La Nación, editorial, 1-11-15
La Legislatura de la provincia de Buenos Aires aprobó
el mes pasado una controvertida ley que obliga a todos los organismos del
Estado provincial a incorporar trabajadores travestis, transexuales y
transgénero hasta que al menos alcancen el 1 por ciento del total de la
plantilla.
El proyecto sancionado aspira a "generar igualdad
de oportunidades ante las dificultades que tienen estas personas para lograr
una inserción laboral y trabajo digno". Comprende no sólo a las plantas de
empleados de los poderes Ejecutivo, Legislativo y Judicial de la provincia de
Buenos Aires, sino también a las empresas y sociedades que cuenten con
participación estatal mayoritaria.
Si se considera que los empleados públicos permanentes
del mayor distrito del país, sin incluir sociedades del Estado ni personal
contratado por tiempo determinado, rondan los 450.000, para cuando la
iniciativa sancionada sea reglamentada y tenga plena vigencia, se deberían
cubrir al menos unos 4500 puestos laborales más con personas travestis,
transexuales y transgénero.
Representantes de asociaciones civiles que las agrupan
celebraron la aprobación de la norma y recalcaron la difícil situación laboral
de estos grupos, que con frecuencia -afirman las asociaciones que los nuclean?
no encuentran otro medio fuera de la prostitución para mantenerse económicamente.
Paradójicamente, ese criterio denigra a quienes han
hecho su elección de género pues, de ningún modo, son inferiores a cualquier
persona heterosexual. Afirmar lo contrario es discriminarlos.

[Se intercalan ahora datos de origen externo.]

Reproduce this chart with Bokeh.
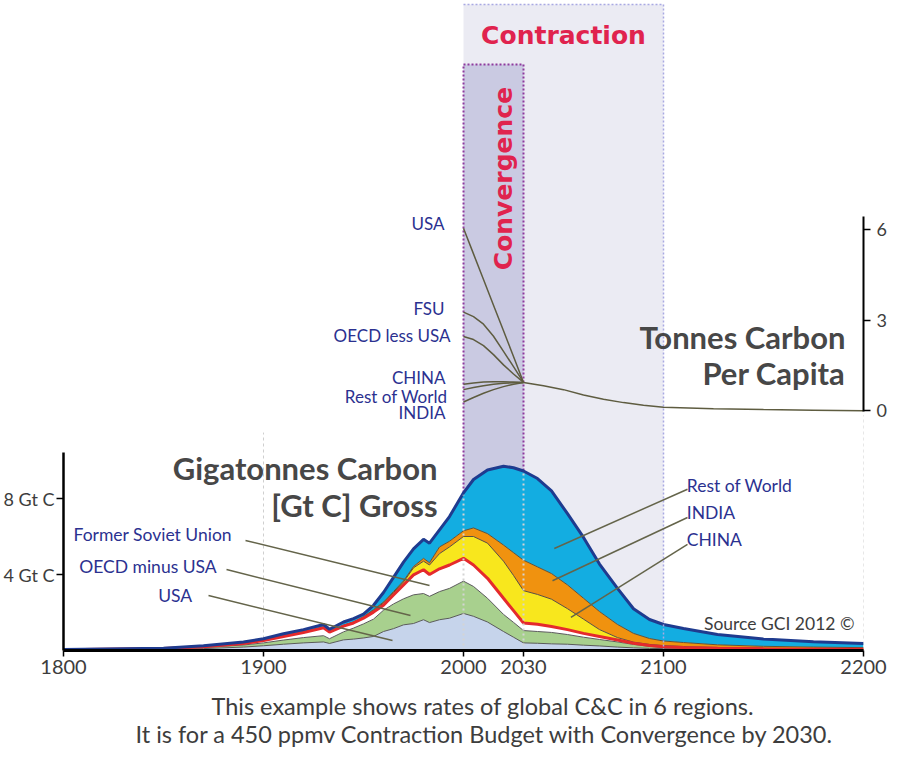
import numpy as np
from bokeh.plotting import figure
from bokeh.models import Range1d, LinearAxis, FixedTicker, ColumnDataSource, Title
from bokeh.core.properties import value
from bokeh.embed import file_html
from bokeh.resources import INLINE

# ---------------- data ----------------
years = [1800, 1850, 1870, 1890, 1900, 1910, 1920, 1930, 1933, 1940, 1945, 1950, 1955, 1960,
         1965, 1970, 1975, 1980, 1983, 1988, 1993, 2000, 2005, 2012, 2020, 2025, 2030, 2037,
         2044, 2052, 2060, 2068, 2077, 2085, 2093, 2100, 2110, 2127, 2150, 2175, 2200]
# stacked upper edge of each region (Gt C per year), bottom to top
top_usa = [.02, .05, .10, .18, .25, .33, .40, .45, .37, .56, .60, .66, .74, 1.00, 1.15, 1.35, 1.42,
           1.62, 1.47, 1.62, 1.70, 1.95, 1.80, 1.50, 1.00, .70, .40, .38, .35, .33, .28, .24, .18,
           .14, .11, .10, .08, .06, .04, .03, .02]
top_oecd = [.03, .08, .16, .29, .40, .55, .68, .78, .62, .98, 1.18, 1.40, 1.65, 2.12, 2.45, 2.72,
            2.93, 3.00, 2.85, 3.10, 3.27, 3.65, 3.37, 2.75, 1.90, 1.48, 1.05, 1.00, .95, .84, .70,
            .58, .45, .32, .22, .16, .13, .10, .07, .05, .04]
top_fsu = [.04, .10, .20, .37, .52, .74, .95, 1.20, .97, 1.28, 1.45, 1.70, 2.02, 2.38, 2.92, 3.45,
           3.98, 4.25, 4.00, 4.30, 4.50, 4.85, 4.50, 3.80, 2.75, 2.10, 1.45, 1.38, 1.26, 1.10, .90,
           .74, .55, .38, .26, .20, .16, .12, .09, .07, .06]
top_china = [.04, .10, .20, .38, .53, .75, .97, 1.22, .99, 1.31, 1.48, 1.75, 2.10, 2.50, 3.05, 3.60,
             4.35, 4.70, 4.50, 5.10, 5.45, 6.00, 6.00, 5.65, 4.70, 3.95, 3.15, 2.95, 2.70, 2.20,
             1.65, 1.10, .68, .44, .32, .26, .21, .16, .12, .10, .08]
top_india = [.04, .10, .20, .38, .54, .76, .98, 1.23, 1.00, 1.33, 1.50, 1.78, 2.15, 2.55, 3.10, 3.66,
             4.42, 4.85, 4.62, 5.45, 5.75, 6.30, 6.45, 6.15, 5.55, 5.15, 4.75, 4.40, 4.05, 3.45,
             2.75, 2.05, 1.37, .90, .63, .50, .42, .30, .22, .18, .15]
top_row = [.05, .12, .25, .45, .62, .88, 1.10, 1.37, 1.12, 1.50, 1.68, 1.92, 2.38, 3.05, 3.85, 4.65,
           5.35, 5.85, 5.65, 6.35, 7.05, 8.30, 9.00, 9.50, 9.70, 9.62, 9.45, 9.05, 8.40, 7.20, 5.95,
           4.55, 3.27, 2.20, 1.63, 1.37, 1.16, .84, .60, .46, .37]

# tonnes carbon per capita, convergence period and common tail
pc_conv_years = [2000, 2005, 2010, 2015, 2020, 2025, 2030]
pc_usa = [6.05, 5.20, 4.35, 3.50, 2.65, 1.80, 0.94]
pc_fsu = [3.27, 3.12, 2.87, 2.47, 1.97, 1.46, 0.94]
pc_oecd = [2.46, 2.36, 2.16, 1.86, 1.52, 1.22, 0.94]
pc_china = [0.88, 0.92, 0.95, 0.96, 0.96, 0.95, 0.94]
pc_row = [0.70, 0.77, 0.83, 0.88, 0.91, 0.93, 0.94]
pc_india = [0.29, 0.44, 0.58, 0.70, 0.80, 0.88, 0.94]
pc_tail_years = [2030, 2040, 2050, 2060, 2070, 2080, 2090, 2100, 2125, 2150, 2175, 2200]
pc_tail = [0.94, 0.83, 0.70, 0.52, 0.38, 0.27, 0.18, 0.12, 0.07, 0.04, 0.02, 0.0]

x_ticks = [1800, 1900, 2000, 2030, 2100, 2200]
gt_ticks = [4, 8]
gt_tick_labels = {4: "4 Gt C", 8: "8 Gt C"}
pc_ticks = [0, 3, 6]
convergence_period = [2000, 2030]
contraction_period = [2000, 2100]
guide_years = [1900, 2200]

caption = ["This example shows rates of global C&C in 6 regions.",
           "It is for a 450 ppmv Contraction Budget with Convergence by 2030."]

# ---------------- styling ----------------
FONT = "Lato"
NAVY = "#2b3190"
GREY_TXT = "#3d3d3d"
LEADER = "#64644a"

FRAME_H = 648
GT_END = FRAME_H / 19.0
PC_START, PC_END = -7.945, 13.53

p = figure(frame_width=800, frame_height=FRAME_H,
           x_range=Range1d(1800, 2200), y_range=Range1d(0, GT_END),
           x_axis_type=None, y_axis_type=None,
           output_backend="svg", toolbar_location=None,
           min_border_left=58, min_border_right=26, min_border_top=2, min_border_bottom=104,
           background_fill_color="white", border_fill_color="white", outline_line_color=None)
p.grid.visible = False
p.extra_y_ranges = {"pc": Range1d(PC_START, PC_END)}

# phase boxes
p.quad(left=[contraction_period[0]], right=[contraction_period[1]], bottom=[0], top=[34.0],
       fill_color="#ebebf3", line_color=None)
p.quad(left=[convergence_period[0]], right=[convergence_period[1]], bottom=[0], top=[30.84],
       fill_color="#cacae2", line_color="#8e3a9e", line_width=2, line_dash="2 2")
p.segment(x0=[contraction_period[1]], x1=[contraction_period[1]], y0=[0], y1=[34.0],
          line_color="#a9a9e2", line_width=1.5, line_dash="2 2")
p.segment(x0=[contraction_period[0]], x1=[contraction_period[1]], y0=[34.0], y1=[34.0],
          line_color="#a9a9e2", line_width=1.5, line_dash="2 2")

# guide lines
p.segment(x0=[guide_years[0]], x1=[guide_years[0]], y0=[0], y1=[11.47],
          line_color="#cfcfcf", line_width=1, line_dash="3 3")
p.segment(x0=[guide_years[1]], x1=[guide_years[1]], y0=[0], y1=[12.4],
          line_color="#cfcfcf", line_width=1, line_dash="3 3")

# stacked areas
src = ColumnDataSource(dict(x=years, zero=[0] * len(years), usa=top_usa, oecd=top_oecd,
                            fsu=top_fsu, china=top_china, india=top_india, row=top_row))
layers = [("zero", "usa", "#c6d4eb"), ("usa", "oecd", "#a8d08e"), ("oecd", "fsu", "#ffffff"),
          ("fsu", "china", "#f8e71d"), ("china", "india", "#f0920f"), ("india", "row", "#13ade1")]
for lo, hi, col in layers:
    p.varea(x="x", y1=lo, y2=hi, source=src, fill_color=col)
p.line(x="x", y="usa", source=src, line_color="#5a5a5a", line_width=1)
p.line(x="x", y="oecd", source=src, line_color="#5a5a5a", line_width=1)
p.line(x="x", y="china", source=src, line_color="#5a5040", line_width=1)
p.line(x="x", y="india", source=src, line_color="#6a5030", line_width=1)
p.line(x="x", y="fsu", source=src, line_color="#e52a2c", line_width=3)
p.line(x="x", y="row", source=src, line_color="#1f3b8f", line_width=3)

# dotted markers through the areas
for yr in convergence_period:
    p.segment(x0=[yr], x1=[yr], y0=[0], y1=[float(np.interp(yr, years, top_row)) - 0.1],
              line_color="#d4d4d4", line_width=2, line_dash="2 3")
p.segment(x0=[contraction_period[1]], x1=[contraction_period[1]], y0=[0],
          y1=[float(np.interp(contraction_period[1], years, top_row))],
          line_color="#a9a9e2", line_width=1.5, line_dash="2 2")

# per capita lines
for series in [pc_usa, pc_fsu, pc_oecd, pc_china, pc_row, pc_india]:
    p.line(x=pc_conv_years, y=series, y_range_name="pc", line_color="#5e5c40", line_width=1.5)
p.line(x=pc_tail_years, y=pc_tail, y_range_name="pc", line_color="#5e5c40", line_width=1.5)

# leader lines
leaders = dict(x0=[1891, 1881.5, 1872.5, 2112, 2112, 2112],
               y0=[5.79, 4.26, 2.89, 8.49, 7.0, 5.59],
               x1=[1983, 1973.5, 1964.5, 2045.4, 2044.5, 2053.7],
               y1=[3.42, 1.84, 0.53, 5.37, 3.67, 1.74])
p.segment(x0="x0", y0="y0", x1="x1", y1="y1", source=ColumnDataSource(leaders),
          line_color=LEADER, line_width=1.5)

# region labels (emissions)
p.text(x=[1805, 1807.85, 1847.35, 2111.65, 2111.65, 2111.65],
       y=[6.12, 4.42, 2.91, 8.67, 7.26, 5.86],
       text=["Former Soviet Union", "OECD minus USA", "USA", "Rest of World", "INDIA", "CHINA"],
       text_font=value(FONT), text_font_size="17.5px", text_color=NAVY,
       text_align="left", text_baseline="middle")
# region labels (per capita)
p.text(x=[1990.5, 1990.5, 1993.5, 1991, 1992, 1991],
       y=[6.22, 3.39, 2.50, 1.10, 0.47, -0.05],
       text=["USA", "FSU", "OECD less USA", "CHINA", "Rest of World", "INDIA"],
       y_range_name="pc",
       text_font=value(FONT), text_font_size="17px", text_color=NAVY,
       text_align="right", text_baseline="middle")

# headings
p.text(x=[1987, 1987], y=[9.58, 7.68], text=["Gigatonnes Carbon", "[Gt C] Gross"],
       text_font=value(FONT), text_font_size="31px", text_font_style="bold",
       text_color="#474747", text_align="right", text_baseline="middle")
p.text(x=[2191, 2191], y=[2.43, 1.24], text=["Tonnes Carbon", "Per Capita"], y_range_name="pc",
       text_font=value(FONT), text_font_size="31px", text_font_style="bold",
       text_color="#474747", text_align="right", text_baseline="middle")
p.text(x=[2050], y=[32.37], text=["Contraction"],
       text_font=value("DejaVu Sans"), text_font_size="25px", text_font_style="bold",
       text_color="#e0234e", text_align="center", text_baseline="middle")
p.text(x=[2020], y=[24.84], text=["Convergence"], angle=np.pi / 2,
       text_font=value("DejaVu Sans"), text_font_size="25px", text_font_style="bold",
       text_color="#e0234e", text_align="center", text_baseline="middle")
p.text(x=[2195.5], y=[1.42], text=["Source GCI 2012 \u00a9"],
       text_font=value(FONT), text_font_size="17.5px", text_color=GREY_TXT,
       text_align="right", text_baseline="middle")

# axes
xaxis = LinearAxis(ticker=FixedTicker(ticks=x_ticks), axis_line_width=3, axis_line_color="black",
                   major_tick_out=6, major_tick_in=0, minor_tick_out=0, minor_tick_in=0,
                   major_tick_line_width=1.5, major_label_standoff=3,
                   major_label_text_font=FONT, major_label_text_font_size="20px",
                   major_label_text_color=GREY_TXT)
p.add_layout(xaxis, "below")

yaxis = LinearAxis(ticker=FixedTicker(ticks=gt_ticks), major_label_overrides=gt_tick_labels,
                   bounds=(0, 10.4), axis_line_width=2.5, axis_line_color="black",
                   major_tick_out=7, major_tick_in=0, minor_tick_out=0, minor_tick_in=0,
                   major_tick_line_width=1.5, major_label_standoff=2,
                   major_label_text_font=FONT, major_label_text_font_size="18px",
                   major_label_text_color=GREY_TXT)
p.add_layout(yaxis, "left")

pcaxis = LinearAxis(y_range_name="pc", ticker=FixedTicker(ticks=pc_ticks), bounds=(-0.03, 6.44),
                    axis_line_width=2, axis_line_color="black",
                    major_tick_out=7, major_tick_in=0, minor_tick_out=0, minor_tick_in=0,
                    major_tick_line_width=1.5, major_label_standoff=6,
                    major_label_text_font=FONT, major_label_text_font_size="18px",
                    major_label_text_color=GREY_TXT)
p.add_layout(pcaxis, "right")

caption_offsets = [148, 72]
caption_standoffs = [26, -30]
for line, off, so in zip(caption, caption_offsets, caption_standoffs):
    p.add_layout(Title(text=line, align="left", offset=off, text_font=FONT,
                       text_font_size="23.5px", text_font_style="normal",
                       text_color=GREY_TXT, standoff=so), "below")

open("out.html", "w").write(file_html(p, INLINE))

La norma nace viciada en su origen, ya que precisamente
viola el principio de igualdad ante la ley, que es precisamente el esgrimido
para evitar normas discriminatorias, tal como lo reclaman las campañas
realizadas por las organizaciones de gays, lesbianas y transgénero, en su lucha
por la igualdad.
El vicio en este caso es claro y consiste en que la
ley aprobada consagra precisamente un privilegio que no debiera consagrar.
La elección de género es un derecho individual,
personalísimo, que a la vez no justifica discriminaciones, no puede amparar
privilegios que violen el derecho de igualdad ante la ley protegido
constitucionalmente.
Actualmente, los homosexuales no están discriminados
legalmente, tienen derecho a la igualdad constitucional, pero leyes como las
que nos ocupan, discriminan a los demás ciudadanos con posibilidades a aspirar
a esos cargos, les reducen el porcentaje de oportunidades para acceder a ellos.
El requisito para la función pública es únicamente la
idoneidad, como reza el artículo 16 de la Constitución Nacional: "Todos
sus habitantes (de la Nación Argentina) son iguales ante la ley, y admisibles
en los empleos sin otra condición que la idoneidad". Precisamente, ésa es
la vara que debe medir la admisión de las personas a los cargos, y no su
elección de género.
En su momento, la ley de cupo femenino, sancionada en
1991, estableció en el orden nacional un porcentaje mínimo de participación de
mujeres (30 por ciento de los lugares considerados expectables) en las listas
de candidatos a determinados cargos electivos, y fue muy criticada por las
propias feministas por entender que su aplicación determinaba una
discriminación al revés. Entendían que las colocaba en una categoría
protegible, que las minusvaloraba el hecho de que sólo con un cupo garantizado
pudieran acceder a los cargos elegibles cuando, como mujeres, estaban igualadas
para competir con todos los candidatos masculinos por la totalidad de los
puestos en las nóminas electorales.
Una persona homosexual no debe tener derecho a un
cargo por su elección de género. Sí tiene todo el derecho a no ser discriminada
por esa elección, pudiendo competir con cualquiera ante cualquier nombramiento.
Al margen de tales consideraciones, es necesario
recordar que muchas veces esta clase de normas se tornan impracticables por
diferentes motivos. Desde hace mucho tiempo, existen en el orden nacional y en
un buen número de provincias y municipios leyes que obligan a las
administraciones públicas, entre ellas, la bonaerense, a incluir el 3% de
personas con capacidades diferentes en la planta de trabajadores estatales. Sin
embargo, en la mayoría de los organismos oficiales, este cupo dista de ser
cumplido. No se protege a quien necesita protección y, en cambio, se privilegia
a quien no la necesita.
La persona homosexual no padece una discapacidad ni
mucho menos: la historia lo demuestra suficientemente.
El Estado debería garantizar la integración y la no
discriminación mediante otros mecanismos serios de selección, dejando que el
acceso a los puestos laborales en el sector público quede librado
exclusivamente a las condiciones de idoneidad para cada cargo, evaluadas a
través de procedimientos imparciales, como los concursos por antecedentes,
independientemente del género y de la elección sexual de cada postulante.